I have a few questions here with respect to Splunk.
Currently we are indexing SharePoint ULS logs. I am able to pull information from SharePoint. For example:
sourcetype=SharePoint| where Level="Unexpected" AND Category="Upgrade"| table Message
1) How to trace SharePoint real-time errors or issues in Splunk? How to configure? If there are any articles on this, can you please share? (example: All of a sudden the SharePoint server farm was down, like database is down, farm is shut down...something like this)
2) What is the best way for configuring real-time alerts in Splunk with respect to SharePoint?
Any suggestions will be appreciated.
Thanks,
Guru Prasad K
As there are many billions of different possible errors in Sharepoint, I'm not sure anyone's article on the internet is really going to add value to your use cases and scenarios.
I would just search for "exception", "error", "critical", etc. and develop a baseline for the issues you experience in your farm. Got an issue where a systems engineer always deploys the wrong connection string? look for the errors that causes. Got an issue where a developer always uses the wrong quotes on his macbook? look for the errors that causes, etc etc etc.
Real time searches should generally be avoided in Splunk. Consider configuring a search that looks at data from 5 - 10 minutes ago and alerts based on that instead.
... index_earliest=-10m@m index_latest=-5m@m ...
Configure the search to run every 5 minutes, and you should find this to be the most reliable method unless you have indexing latency greater than 5 minutes.

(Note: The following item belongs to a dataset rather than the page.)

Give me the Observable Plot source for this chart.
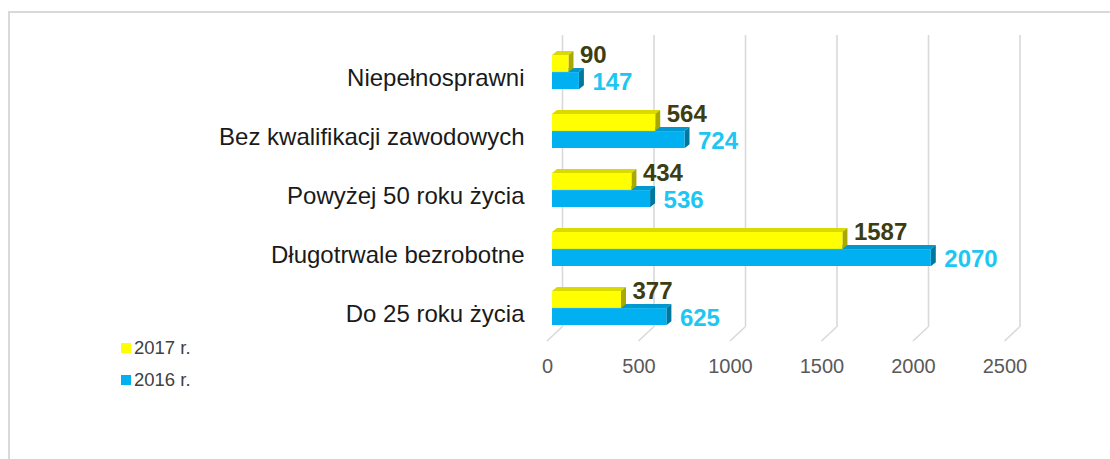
<!DOCTYPE html>
<html>
<head>
<meta charset="utf-8">
<script src="https://cdn.jsdelivr.net/npm/d3@7"></script>
<script src="https://cdn.jsdelivr.net/npm/@observablehq/plot@0.6"></script>
<style>
  html, body { margin: 0; padding: 0; background: #fff; }
  #wrap { position: relative; width: 1110px; height: 459px; overflow: hidden; font-family: "Liberation Sans", Arial, sans-serif; }
  #frame { position: absolute; left: 8px; top: 11px; width: 1200px; height: 500px; border-top: 2px solid #d9d9d9; border-left: 2px solid #d9d9d9; box-sizing: border-box; }
  #chart { position: absolute; left: 0; top: 0; }
  .legend { position: absolute; left: 121px; font-size: 18.5px; color: #404040; display: flex; align-items: center; line-height: 1; }
  .legend .sw { width: 10px; height: 10px; margin-right: 3px; }
</style>
</head>
<body>
<div id="wrap">
  <div id="frame"></div>
  <div id="chart"></div>
  <div id="legend"></div>
</div>
<script>
const categories = ["Niepełnosprawni", "Bez kwalifikacji zawodowych", "Powyżej 50 roku życia", "Długotrwale bezrobotne", "Do 25 roku życia"];
const values2017 = [90, 564, 434, 1587, 377];
const values2016 = [147, 724, 536, 2070, 625];
const seriesNames = ["2017 r.", "2016 r."];
const xTicks = [0, 500, 1000, 1500, 2000, 2500];

const rows2017 = categories.map((c, i) => ({category: c, value: values2017[i], series: seriesNames[0]}));
const rows2016 = categories.map((c, i) => ({category: c, value: values2016[i], series: seriesNames[1]}));

const YELLOW = "#FFFF00", YELLOW_TOP = "#DADA00", YELLOW_SIDE = "#A8A800";
const BLUE = "#00B0F0", BLUE_TOP = "#0098CF", BLUE_SIDE = "#00779F";
const HALF = 17.1;   // half of the band (one bar)
const DX = 5, DY = 4; // 3D depth

function depthFaces(rows, upper, topColor, sideColor) {
  return (index, scales) => {
    const g = d3.create("svg:g");
    for (const r of rows) {
      const y0 = scales.y(r.category) + (upper ? 0 : HALF);
      const y1 = y0 + HALF;
      const x0 = scales.x(0), x1 = scales.x(r.value);
      g.append("path")
        .attr("d", `M${x0},${y0}L${x0 + DX},${y0 - DY}L${x1 + DX},${y0 - DY}L${x1},${y0}Z`)
        .attr("fill", topColor);
      g.append("path")
        .attr("d", `M${x1},${y0}L${x1 + DX},${y0 - DY}L${x1 + DX},${y1 - DY}L${x1},${y1}Z`)
        .attr("fill", sideColor);
    }
    return g.node();
  };
}

function gridFeet(ticks) {
  return (index, scales) => {
    const g = d3.create("svg:g");
    for (const t of ticks) {
      const x = scales.x(t);
      g.append("line")
        .attr("x1", x + 10).attr("y1", 327)
        .attr("x2", x - 5).attr("y2", 341)
        .attr("stroke", "#d9d9d9").attr("stroke-width", 1.6);
    }
    return g.node();
  };
}

const plot = Plot.plot({
  width: 1110,
  height: 459,
  marginLeft: 552,
  marginRight: 100.5,
  marginTop: 30,
  marginBottom: 109,
  style: {fontFamily: "Liberation Sans, Arial, sans-serif", background: "transparent"},
  x: {domain: [0, 2500], axis: null},
  y: {domain: categories, padding: 0.42, axis: null},
  marks: [
    Plot.ruleX(xTicks, {x: d => d, dx: 10, insetTop: 5, insetBottom: 23, stroke: "#d9d9d9", strokeWidth: 1.6}),
    gridFeet(xTicks),
    depthFaces(rows2016, false, BLUE_TOP, BLUE_SIDE),
    Plot.barX(rows2016, {x: "value", y: "category", insetTop: HALF, fill: BLUE}),
    depthFaces(rows2017, true, YELLOW_TOP, YELLOW_SIDE),
    Plot.barX(rows2017, {x: "value", y: "category", insetBottom: HALF, fill: YELLOW}),
    Plot.text(rows2017, {x: "value", y: "category", text: d => String(d.value), textAnchor: "start", dx: 11, dy: -17, fontSize: 24, fontWeight: "bold", fill: "#3d3d14"}),
    Plot.text(rows2016, {x: "value", y: "category", text: d => String(d.value), textAnchor: "start", dx: 13, dy: 9.5, fontSize: 24, fontWeight: "bold", fill: "#1dc6f3"}),
    Plot.axisY({tickSize: 0, tickPadding: 28, dy: 6, fontSize: 24, color: "#1a1a1a", label: null}),
    Plot.axisX(xTicks, {anchor: "bottom", tickSize: 0, tickPadding: 8, dx: -5, fontSize: 20, color: "#595959", label: null, tickFormat: d => String(d)})
  ]
});
document.getElementById("chart").appendChild(plot);

const legend = document.getElementById("legend");
[[seriesNames[0], YELLOW, 339], [seriesNames[1], BLUE, 371]].forEach(([name, color, top]) => {
  const item = document.createElement("div");
  item.className = "legend";
  item.style.top = top + "px";
  item.innerHTML = `<div class="sw" style="background:${color}"></div><span>${name}</span>`;
  legend.appendChild(item);
});
</script>
</body>
</html>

The best advice that I can give you is to completely avoid real-time. Not only will it not do what you hope it will, it will crater the performance of your Splunk cluster. The second best advice that I can give you is to go research previous outages. Probably there was a RCA and probably inside that RCA are sample logs. You can start there with setting up alerts (NOT REALTIME) to look for problems that you have had before and respond accordingly.

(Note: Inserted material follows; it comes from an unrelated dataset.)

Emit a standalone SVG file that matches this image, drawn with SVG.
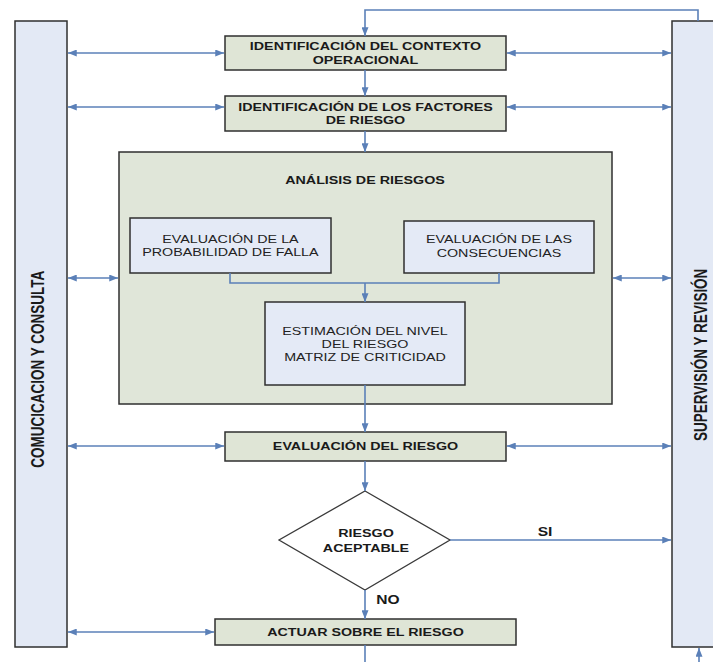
<svg xmlns="http://www.w3.org/2000/svg" width="713" height="662" viewBox="0 0 713 662">
  <defs>
    <marker id="arrow" viewBox="0 0 10 8" refX="10" refY="4" markerWidth="9" markerHeight="7" markerUnits="userSpaceOnUse" orient="auto-start-reverse">
      <path d="M0,0 L10,4 L0,8 Z" fill="#5b80b8"/>
    </marker>
    <style>
      .step { fill: #dfe5d6; stroke: #2f2f2f; stroke-width: 1.5; }
      .group { fill: #e0e6d9; stroke: #2f2f2f; stroke-width: 1.5; }
      .sub { fill: #e4eaf6; stroke: #2f2f2f; stroke-width: 1.5; }
      .bar { fill: #e3e9f5; stroke: #2f2f2f; stroke-width: 1.5; }
      .dec { fill: #ffffff; stroke: #3a3a3a; stroke-width: 1.3; }
      .link { fill: none; stroke: #5b80b8; stroke-width: 1.6; }
      .one { marker-end: url(#arrow); }
      .two { marker-start: url(#arrow); marker-end: url(#arrow); }
      text { font-family: "Liberation Sans", Arial, sans-serif; fill: #1a1a1a; text-anchor: middle;
             transform-box: fill-box; transform-origin: center; transform: scaleX(1.3); }
      .b { font-weight: bold; font-size: 11px; }
      .r { font-size: 11px; fill: #222; }
      .lbl { font-weight: bold; font-size: 12px; }
      .vert { font-weight: bold; font-size: 13.5px; transform: rotate(-90deg) scaleY(1.3); }
    </style>
  </defs>

  <!-- side bars -->
  <g id="comunicacion">
    <rect class="bar" x="15" y="21" width="52" height="626"/>
    <text class="vert" x="38" y="374">COMUCICACION Y CONSULTA</text>
  </g>
  <g id="supervision">
    <rect class="bar" x="672" y="21" width="45" height="626"/>
    <text class="vert" x="700" y="360">SUPERVISIÓN Y REVISIÓN</text>
  </g>

  <!-- process steps -->
  <g id="contexto">
    <rect class="step" x="225" y="36" width="281" height="34"/>
    <text class="b" x="365.5" y="50">IDENTIFICACIÓN DEL CONTEXTO</text>
    <text class="b" x="365.5" y="64">OPERACIONAL</text>
  </g>
  <g id="factores">
    <rect class="step" x="225" y="96" width="281" height="35"/>
    <text class="b" x="365.5" y="111">IDENTIFICACIÓN DE LOS FACTORES</text>
    <text class="b" x="365.5" y="124">DE  RIESGO</text>
  </g>
  <g id="analisis">
    <rect class="group" x="119" y="152" width="493" height="252"/>
    <text class="b" x="365" y="184">ANÁLISIS DE RIESGOS</text>
  </g>
  <g id="probabilidad">
    <rect class="sub" x="130" y="218" width="201" height="55"/>
    <text class="r" x="230.5" y="243">EVALUACIÓN DE LA</text>
    <text class="r" x="230.5" y="256">PROBABILIDAD DE FALLA</text>
  </g>
  <g id="consecuencias">
    <rect class="sub" x="404" y="221" width="190" height="52"/>
    <text class="r" x="499" y="243">EVALUACIÓN DE LAS</text>
    <text class="r" x="499" y="257">CONSECUENCIAS</text>
  </g>
  <g id="estimacion">
    <rect class="sub" x="265" y="302" width="200" height="83"/>
    <text class="r" x="365" y="335">ESTIMACIÓN DEL NIVEL</text>
    <text class="r" x="365" y="348">DEL RIESGO</text>
    <text class="r" x="365" y="361">MATRIZ DE CRITICIDAD</text>
  </g>
  <g id="evaluacion">
    <rect class="step" x="225" y="432" width="281" height="29"/>
    <text class="b" x="365.5" y="450">EVALUACIÓN DEL RIESGO</text>
  </g>
  <g id="aceptable">
    <polygon class="dec" points="365,491 450,540 365,590 279,540"/>
    <text class="b" x="366" y="537">RIESGO</text>
    <text class="b" x="366" y="552">ACEPTABLE</text>
  </g>
  <g id="actuar">
    <rect class="step" x="215" y="619" width="301" height="26"/>
    <text class="b" x="365.5" y="636">ACTUAR SOBRE EL RIESGO</text>
  </g>

  <!-- connectors -->
  <g id="connectors">
    <path class="link one" d="M698,21 V10 H365 V36"/>
    <path class="link one" d="M365,70 V96"/>
    <path class="link one" d="M365,131 V152"/>
    <path class="link" d="M230,273 V283 H499 V273"/>
    <path class="link one" d="M365,283 V302"/>
    <path class="link one" d="M365,385 V432"/>
    <path class="link one" d="M365,461 V491"/>
    <path class="link one" d="M450,540 H671"/>
    <path class="link one" d="M365,590 V619"/>
    <path class="link" d="M365,645 V662"/>
    <path class="link one" d="M699,662 V648"/>

    <path class="link two" d="M68,53 H224"/>
    <path class="link two" d="M68,107 H224"/>
    <path class="link two" d="M68,278 H118"/>
    <path class="link two" d="M68,446 H224"/>
    <path class="link two" d="M68,632 H214"/>

    <path class="link two" d="M507,53 H671"/>
    <path class="link two" d="M507,107 H671"/>
    <path class="link two" d="M613,278 H671"/>
    <path class="link two" d="M507,446 H671"/>

    <text class="lbl" x="545" y="536">SI</text>
    <text class="lbl" x="388" y="604">NO</text>
  </g>
</svg>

As there are many billions of different possible errors in Sharepoint, I'm not sure anyone's article on the internet is really going to add value to your use cases and scenarios.

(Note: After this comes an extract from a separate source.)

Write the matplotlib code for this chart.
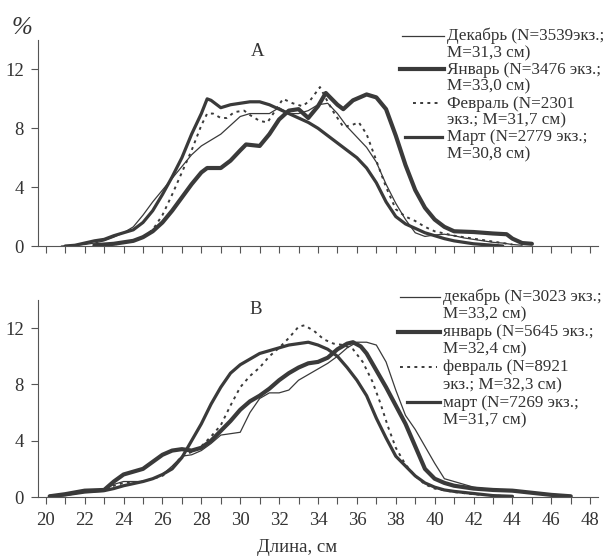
import matplotlib.pyplot as plt
from matplotlib.lines import Line2D

plt.rcParams['font.family'] = ['Liberation Serif', 'DejaVu Serif']

# ---- panel A ----
decA_x = [20.8, 21.5, 22, 22.5, 23, 23.5, 24, 24.5, 25, 25.5, 26, 26.5, 27, 27.5, 28, 28.5, 29, 29.5, 30, 30.5,
          31, 31.5, 32, 32.5, 33, 33.5, 34, 34.5, 35, 35.5, 36, 36.5, 37, 37.5, 38, 38.5, 39, 39.5, 40, 40.5,
          41, 41.5, 42, 42.5, 43, 43.5, 44, 44.5]
decA_y = [0, 0.05, 0.1, 0.2, 0.35, 0.6, 0.9, 1.3, 2.1, 3.0, 3.8, 4.6, 5.4, 6.2, 6.8, 7.2, 7.6, 8.2, 8.8, 9.0,
          9.0, 9.0, 9.4, 9.0, 9.0, 9.2, 9.6, 9.7, 9.0, 8.1, 7.4, 6.7, 5.7, 4.2, 2.9, 1.8, 0.9, 0.65, 0.75, 0.8,
          0.7, 0.55, 0.45, 0.35, 0.25, 0.2, 0.1, 0.05]

janA_x = [22.5, 23, 23.5, 24, 24.5, 25, 25.5, 26, 26.5, 27, 27.5, 28, 28.3, 29, 29.5, 30, 30.3, 31, 31.5, 32,
          32.5, 33, 33.5, 34, 34.4, 35, 35.3, 35.8, 36.5, 37, 37.5, 38, 38.5, 39, 39.5, 40, 40.5, 41, 42, 43,
          43.7, 44, 44.5, 45]
janA_y = [0.05, 0.1, 0.15, 0.25, 0.35, 0.6, 1.0, 1.6, 2.4, 3.3, 4.2, 5.0, 5.3, 5.3, 5.8, 6.5, 6.9, 6.8, 7.6, 8.6,
          9.2, 9.3, 8.7, 9.5, 10.4, 9.6, 9.3, 9.9, 10.3, 10.1, 9.3, 7.5, 5.5, 3.8, 2.6, 1.8, 1.3, 1.0, 0.95, 0.85,
          0.8, 0.5, 0.2, 0.15]

febA_x = [22.5, 23, 23.5, 24, 24.5, 25, 25.5, 26, 26.5, 27, 27.5, 28, 28.3, 28.6, 29, 29.3, 29.7, 30.2, 30.5, 31,
          31.4, 31.7, 32.2, 32.7, 33.2, 33.6, 34.1, 34.5, 34.8, 35.3, 35.7, 36.1, 36.5, 37, 37.5, 38, 38.5, 39,
          39.5, 40, 40.5, 41, 42, 43, 44]
febA_y = [0, 0.05, 0.1, 0.2, 0.35, 0.6, 1.1, 2.1, 3.5, 5.0, 6.5, 8.2, 9.0, 9.0, 8.7, 8.7, 9.1, 9.2, 8.9, 8.5,
          8.4, 9.0, 10.0, 9.7, 9.5, 9.9, 10.8, 9.8, 9.1, 8.1, 8.2, 8.4, 7.6, 5.8, 4.0, 2.5, 2.0, 1.7,
          1.3, 1.0, 0.85, 0.7, 0.5, 0.3, 0.1]

marA_x = [21, 21.5, 22, 22.5, 23, 23.5, 24, 24.5, 25, 25.5, 26, 26.5, 27, 27.5, 28, 28.3, 28.5, 29, 29.5, 30,
          30.5, 31, 31.5, 32, 32.5, 33, 33.5, 34, 34.5, 35, 35.5, 36, 36.5, 37, 37.5, 38, 38.5, 39, 39.5, 40,
          40.5, 41, 41.5, 42, 42.5, 43, 43.5]
marA_y = [0, 0.05, 0.2, 0.35, 0.45, 0.7, 0.9, 1.1, 1.6, 2.4, 3.5, 4.7, 6.0, 7.6, 9.0, 10.0, 9.9, 9.4, 9.6, 9.7,
          9.8, 9.8, 9.6, 9.3, 9.0, 8.7, 8.4, 8.0, 7.5, 7.0, 6.5, 6.0, 5.3, 4.3, 3.0, 2.0, 1.5, 1.2, 0.9, 0.7,
          0.5, 0.35, 0.25, 0.15, 0.1, 0.05, 0]

# ---- panel B ----
decB_x = [20.2, 21, 22, 23, 23.5, 24, 24.5, 25, 25.5, 26, 26.5, 27, 27.5, 28, 28.5, 29, 29.5, 30, 30.5, 31,
          31.5, 32, 32.5, 33, 33.5, 34, 34.5, 35, 35.5, 36, 36.5, 37, 37.5, 38, 38.5, 39, 39.5, 40, 40.5, 41,
          41.5, 42, 43, 44, 45, 46, 47]
decB_y = [0.05, 0.15, 0.4, 0.5, 0.9, 1.1, 1.1, 1.1, 1.3, 1.6, 2.2, 2.9, 3.0, 3.3, 3.8, 4.4, 4.5, 4.6, 6.0, 7.0,
          7.4, 7.4, 7.6, 8.3, 8.7, 9.1, 9.5, 10.0, 10.6, 11.0, 11.0, 10.8, 9.6, 7.6, 5.8, 4.8, 3.6, 2.4, 1.3, 1.1,
          0.9, 0.7, 0.5, 0.4, 0.3, 0.2, 0.1]

janB_x = [20.2, 21, 22, 23, 23.5, 24, 24.5, 25, 25.5, 26, 26.5, 27, 27.5, 28, 28.5, 29, 29.5, 30, 30.5, 31,
          31.5, 32, 32.5, 33, 33.5, 34, 34.5, 35, 35.5, 35.8, 36.2, 36.5, 37, 37.5, 38, 38.5, 39, 39.5, 40,
          40.5, 41, 42, 43, 44, 45, 46, 47]
janB_y = [0.05, 0.2, 0.45, 0.5, 1.1, 1.6, 1.8, 2.0, 2.5, 3.0, 3.3, 3.4, 3.3, 3.5, 4.0, 4.7, 5.4, 6.2, 6.8, 7.2,
          7.7, 8.3, 8.8, 9.2, 9.5, 9.6, 9.9, 10.5, 10.9, 11.0, 10.7, 10.2, 9.0, 7.8, 6.5, 5.2, 3.6, 2.0, 1.3,
          1.0, 0.8, 0.6, 0.5, 0.45, 0.3, 0.15, 0.05]

febB_x = [20.2, 21, 22, 23, 23.5, 24, 25, 26, 26.5, 27, 27.5, 28, 28.5, 29, 29.5, 30, 30.5, 31, 31.5, 32,
          32.5, 33, 33.3, 33.8, 34.3, 34.8, 35.3, 35.8, 36.3, 36.8, 37.2, 37.6, 38, 38.5, 39, 39.5, 40, 41,
          42, 43, 44]
febB_y = [0.05, 0.15, 0.35, 0.45, 0.8, 1.0, 1.1, 1.5, 2.1, 2.9, 3.2, 3.6, 4.3, 5.1, 6.5, 7.8, 8.6, 9.2, 10.0, 10.6,
          11.3, 12.1, 12.2, 11.8, 11.2, 10.9, 10.8, 10.5, 9.6, 8.2, 6.7, 5.0, 3.5, 2.3, 1.5, 0.9, 0.6, 0.35,
          0.2, 0.1, 0.05]

marB_x = [20.2, 21, 22, 23, 23.5, 24, 25, 25.5, 26, 26.5, 27, 27.5, 28, 28.5, 29, 29.5, 30, 30.5, 31, 31.5,
          32, 32.5, 33, 33.5, 34, 34.5, 35, 35.5, 36, 36.5, 37, 37.5, 38, 38.5, 39, 39.5, 40, 40.5, 41, 42,
          43, 44]
marB_y = [0.05, 0.15, 0.35, 0.45, 0.6, 0.8, 1.1, 1.3, 1.6, 2.0, 2.8, 4.0, 5.2, 6.6, 7.8, 8.8, 9.4, 9.8, 10.2, 10.4,
          10.6, 10.8, 10.9, 11.0, 10.8, 10.5, 10.0, 9.2, 8.3, 7.2, 5.6, 4.2, 2.9, 2.2, 1.5, 1.0, 0.7, 0.5, 0.4, 0.25,
          0.1, 0.05]

labelsA = ['Декабрь (N=3539экз.;', 'M=31,3 см)', 'Январь (N=3476 экз.;', 'M=33,0 см)',
           'Февраль (N=2301', 'экз.; M=31,7 см)', 'Март (N=2779 экз.;', 'M=30,8 см)']
labelsB = ['декабрь (N=3023 экз.;', 'M=33,2 см)', 'январь (N=5645 экз.;', 'M=32,4 см)',
           'февраль (N=8921', 'экз.; M=32,3 см)', 'март (N=7269 экз.;', 'M=31,7 см)']

xticks = list(range(20, 49))
xlabels = list(range(20, 49, 2))
yticks = [0, 4, 8, 12]

ink = '#3a3a3a'
txt = '#333333'
styles = [dict(lw=0.9, ls='-'), dict(lw=3.0, ls='-'), dict(lw=1.4, ls=(0, (1.5, 2.2))), dict(lw=2.3, ls='-')]

W, H = 609, 558
fig = plt.figure(figsize=(W / 100, H / 100), dpi=100)
axA = fig.add_axes([38 / W, 1 - 246 / H, 560 / W, 206 / H])
axB = fig.add_axes([38 / W, 1 - 497 / H, 560 / W, 197 / H])

dataA = [(decA_x, decA_y), (janA_x, janA_y), (febA_x, febA_y), (marA_x, marA_y)]
dataB = [(decB_x, decB_y), (janB_x, janB_y), (febB_x, febB_y), (marB_x, marB_y)]

for ax, data in [(axA, dataA), (axB, dataB)]:
    for (x, y), st in zip(data, styles):
        ax.plot(x, y, color=ink, solid_capstyle='round', **st)
    ax.set_xlim(19.6, 48.4)
    ax.set_ylim(0, 14)
    ax.spines['top'].set_visible(False)
    ax.spines['right'].set_visible(False)
    ax.spines['left'].set_color('#555555')
    ax.spines['bottom'].set_color('#555555')
    ax.set_xticks(xticks)
    ax.set_yticks(yticks)
    ax.tick_params(axis='x', direction='out', length=5, color='#555555', labelsize=13.5, labelcolor=txt)
    ax.tick_params(axis='y', direction='out', length=5, color='#555555', labelsize=13.5, labelcolor=txt, pad=5)

axA.set_xticklabels([])
axB.set_xticklabels([str(v) if v in xlabels else '' for v in xticks])
axB.tick_params(axis='x', pad=6)

# legends drawn by hand, handle on the first line of each label
def legend(base, step, tx, texts, handles):
    for i, t in enumerate(texts):
        yb = base + i * step
        fig.text(tx / W, 1 - yb / H, t, fontsize=12.3, color=txt, va='baseline', ha='left')
        if i % 2 == 0:
            x0, x1 = handles[i // 2]
            yy = 1 - (yb - 4.5) / H
            fig.add_artist(Line2D([x0 / W, x1 / W], [yy, yy], color=ink, **styles[i // 2]))

legend(40, 16.9, 447, labelsA, [(402, 444), (400, 444), (413, 441), (405, 442)])
legend(301, 17.6, 443, labelsB, [(400, 440), (398, 440), (400, 437), (407, 440)])

fig.text(258 / W, 1 - 52 / H, 'A', fontsize=13.5, color=txt, ha='center', va='center')
fig.text(256 / W, 1 - 309 / H, 'B', fontsize=13.5, color=txt, ha='center', va='center')
fig.text(22 / W, 1 - 28 / H, '%', fontsize=18, style='italic', color=txt, ha='center', va='center')
fig.text(297 / W, 1 - 547 / H, 'Длина, см', fontsize=13.5, color=txt, ha='center', va='center')

fig.savefig('out.png', dpi=100)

I would just search for "exception", "error", "critical", etc. and develop a baseline for the issues you experience in your farm. Got an issue where a systems engineer always deploys the wrong connection string? look for the errors that causes. Got an issue where a developer always uses the wrong quotes on his macbook? look for the errors that causes, etc etc etc.
Real time searches should generally be avoided in Splunk. Consider configuring a search that looks at data from 5 - 10 minutes ago and alerts based on that instead.
... index_earliest=-10m@m index_latest=-5m@m ...
Configure the search to run every 5 minutes, and you should find this to be the most reliable method unless you have indexing latency greater than 5 minutes.
Thanks for the prompt response.
Yes as you said there are so many errors will come in SharePoint. I am agreeing that. shall we configure specific errors list in Splunk which are related to SharePoint? So that I can set a alert, if this kind of errors are comes, Is that possible right? I have checked so many articles which are related to Alerts. Can you provide any simple article which we can configure alerts in Splunk.
Thanks,
Guru Prasad K
You're basically looking for level="Unexpected" , Critical Error, Error, or High. See this article for a list of severities and proper responses.
https://msdn.microsoft.com/en-us/library/office/ff604025(v=office.14).aspx
Creating an alert in splunk:
http://www.splunk.com/view/SP-CAAAGYG
Thanks for the mail. Yes I watched the video which is related to the alerts creation. I will work on this.
Thank you very much for your suggestions on this.